Dinkar Balu Patil (13 January 1926 – 24 June 2013) was an Indian politician and Member of Parliament. He was a senior member of the Peasants and Workers Party of India.

Early life and education
Patil was born on January 13, 1926, in Jasai Village, Uran. He studied art and law, practicing the latter from 1951 to 1956 before being elected to the Maharashtra Legislative Assembly in 1957.

Social and political activism 
 
Patil focused on aiding the farmers of Uran Taluk in Raigad District, Maharashtra. He was sentenced to one year's imprisonment in 1958 for participation in the satyagraha on the issue of border disputes between the states of Maharashtra and Karnataka. He also took part in the movement for formation of the Samyukta Maharashtra. He became a member of the Central Secretariat of Peasants and Workers Party in 1957 and was appointed its general secretary in January 1983.

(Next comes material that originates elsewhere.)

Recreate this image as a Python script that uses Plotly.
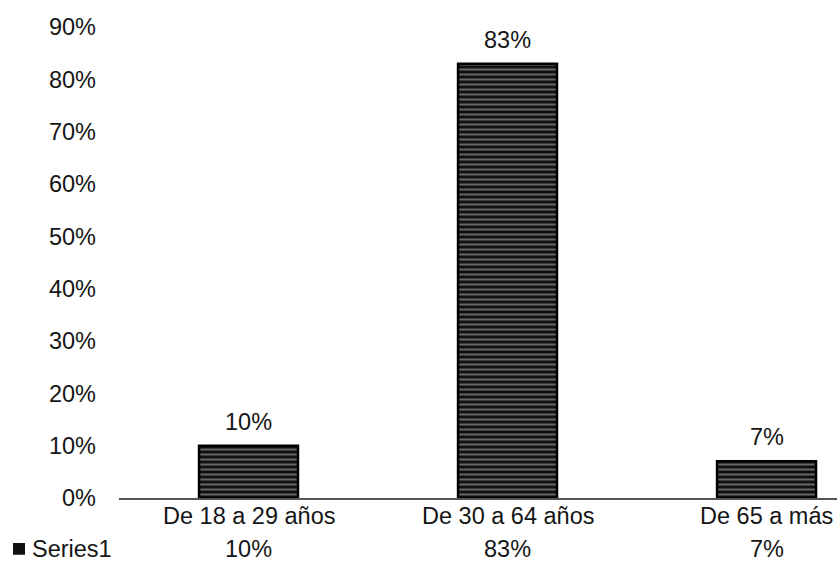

Navi Mumbai was set up in 1970 on CIDCO farmer's land. But Mr. Patil brought all the farmers together in their fields and gave them fair rates for their farm lands. In 1984, 5 farmers died in the agitation but in the end, they succeeded. And provided 12.50% land for project-affected people and CIDCO allotted 40 sq. ft. Meter land per lease farmers and other workers. This brought justice to the farmers and other workers in Navi Mumbai. 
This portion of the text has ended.